Japanese Prime Minister Shinzo Abe’s main priority is to revive the economy. Reuters |
TOKYO (Reuters) – Japanese Prime Minister Shinzo Abe said yesterday that the top priority for his reshuffled cabinet was the economy and that he would do his utmost to lift the country out of deflation.
Mr. Abe kept most top posts unchanged in the limited cabinet reshuffle that followed his cabinet's approval on Tuesday of 13.5 trillion yen ($133.25 billion) in fiscal steps to try to revive the economy mired in more than 15 years of deflation.
“The utmost priority is the economy,” Mr. Abe told a news conference.
“While facing up to risks posed by the global economy, we'll use all policy tools to accelerate the escape velocity out of deflation to the maximum,” he said.
The government and the Bank of Japan (BOJ) would work together to defeat deflation, Mr. Abe said, adding that he believed the central bank would take firm policy steps to achieve its two percent inflation target.
“Specific policy steps should be left up to the BOJ to decide. I trust Governor [Haruhiko] Kuroda’s ability,” he added.
The premier said labor market reform was “the biggest challenge,” referring to structural reforms in his broader, three-pronged strategy to reinvigorate the moribund economy.
Mr.
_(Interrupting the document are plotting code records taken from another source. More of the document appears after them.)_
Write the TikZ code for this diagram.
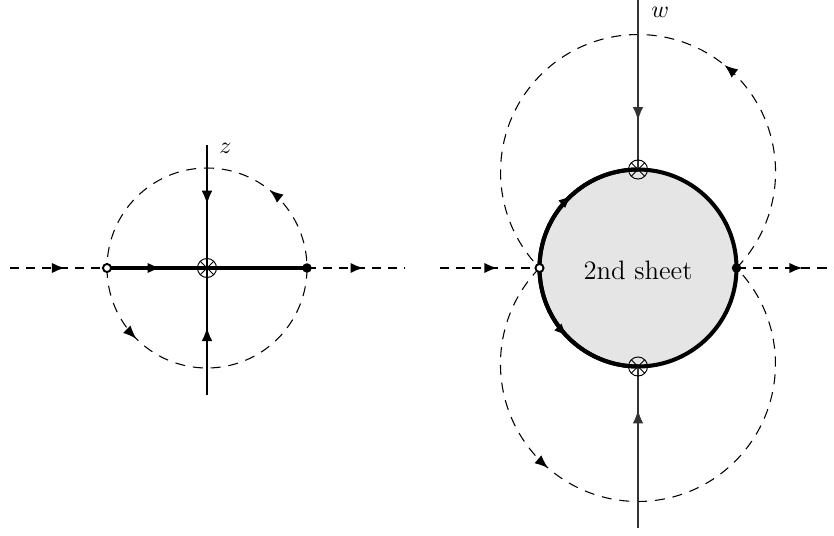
\documentclass[tikz,border=0pt]{standalone}
\usetikzlibrary{arrows.meta,decorations.markings}
\tikzset{
  tip/.tip={Latex[length=5.6pt,width=4.4pt]},
  arr/.style={postaction={decorate},decoration={markings,mark=at position #1 with {\arrow{tip}}}},
  arrtwo/.style 2 args={postaction={decorate},decoration={markings,
     mark=at position #1 with {\arrow{tip}},mark=at position #2 with {\arrow{tip}}}},
  axisline/.style={line width=0.45pt},
  loopdash/.style={line width=0.45pt,dash pattern=on 4.2pt off 3.3pt},
  realdash/.style={line width=1.1pt,dash pattern=on 3.8pt off 3pt},
  cutline/.style={line width=1.4pt},
  sheet/.style={line width=1.7pt,fill=black!10},
  otimes/.style={circle,draw,line width=0.4pt,minimum size=8pt,inner sep=0pt,
     path picture={\draw[line width=0.4pt] (path picture bounding box.north west)--(path picture bounding box.south east)
       (path picture bounding box.north east)--(path picture bounding box.south west);}},
  opendot/.style={circle,draw,line width=0.8pt,fill=white,minimum size=3.4pt,inner sep=0pt},
  fulldot/.style={circle,fill=black,minimum size=4pt,inner sep=0pt},
}
\begin{document}
\begin{tikzpicture}[x=0.42pt,y=0.42pt]
\useasboundingbox (0,0) rectangle (834,-535);
% ---------- left: z plane ----------
\coordinate (Lc) at (207,-268);
\coordinate (La) at (107,-268);
\coordinate (Lb) at (307,-268);
\coordinate (Lw) at (10,-268);
\coordinate (Le) at (405,-268);
\coordinate (Lt) at (207,-145);
\coordinate (Lbot) at (207,-395);
\draw[loopdash,arrtwo={0.125}{0.642}] (La) arc[start angle=180,end angle=540,radius=100];
\draw[realdash,arr=0.57] (Lw) -- (La);
\draw[realdash,arr=0.58] (Lb) -- (Le);
\draw[cutline,arr=0.27] (La) -- (Lb);
\draw[axisline,arr=0.48] (Lt) -- (Lc);
\draw[axisline,arr=0.53] (Lbot) -- (Lc);
\node[otimes] (Lx) at (Lc) {};
\node[opendot] (Lo) at (La) {};
\node[fulldot] (Lf) at (Lb) {};
\node[anchor=west,inner sep=0pt] (zl) at (219,-148) {$z$};
% ---------- right: w plane ----------
\coordinate (Rc) at (638,-268);
\coordinate (Ra) at (539.5,-268);
\coordinate (Rb) at (736.5,-268);
\coordinate (Rtop) at (638,-169.5);
\coordinate (Rbot) at (638,-366.5);
\coordinate (Rw) at (440,-268);
\coordinate (Re) at (834,-268);
\coordinate (Rt) at (638,0);
\coordinate (Rbb) at (638,-528);
\draw[loopdash,arr=0.355] (Rb) arc[start angle=-44.27,end angle=224.27,radius=137.5];
\draw[loopdash,arr=0.348] (Ra) arc[start angle=135.73,end angle=404.27,radius=137.5];
\draw[realdash,arr=0.58] (Rw) -- (Ra);
\draw[realdash,arr=0.68] (Rb) -- (Re);
\draw[sheet] (Rc) circle[radius=98.5];
\draw[sheet,fill=none,arr=0.53] (Ra) arc[start angle=180,end angle=90,radius=98.5];
\draw[sheet,fill=none,arr=0.49] (Ra) arc[start angle=180,end angle=270,radius=98.5];
\draw[axisline,black!80,arr=0.71] (Rt) -- (Rtop);
\draw[axisline,black!80,arr=0.73] (Rbb) -- (Rbot);
\node[otimes] (Rx1) at (Rtop) {};
\node[otimes] (Rx2) at (Rbot) {};
\node[opendot] (Ro) at (Ra) {};
\node[fulldot] (Rf) at (Rb) {};
\node[font=\fontsize{11.2}{13}\selectfont] (lab) at (638,-270) {2nd sheet};
\node[anchor=west,inner sep=0pt] (wl) at (651,-12) {$w$};
\end{tikzpicture}
\end{document}
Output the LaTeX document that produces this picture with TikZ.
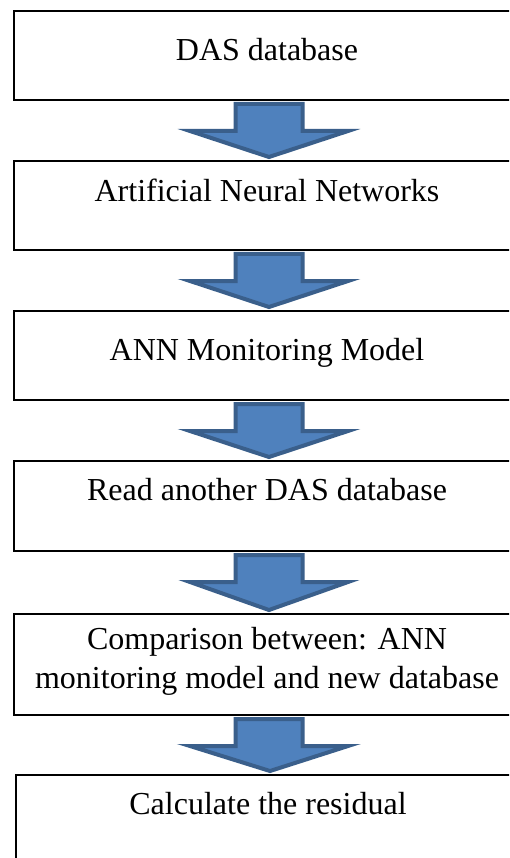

Abe pledged yesterday to map out an implementation plan on the way for people to work, by the end of current fiscal year to March 2017.
Three years of reflationary monetary, fiscal and reform policies dubbed “Abenomics” have done little to revive the world’s third-largest economy, and financial markets are growing worried that the Bank of Japan is running out of ammunition.
The BOJ disappointed markets last Friday by keeping bond purchases steady, defying expectations it would hoover up more, and made traders even more nervous after announcing it would re-evaluate policies in September.
On Tuesday, Mr. Kuroda declined to comment on a recent spike in government bond yields but said the planned review will not lead the BOJ to weaken its stimulus.
Tokyo stocks have also sold off on concerns that the latest fiscal stimulus package does not contain enough new and direct spending and is spread over several years, diluting its economic impact.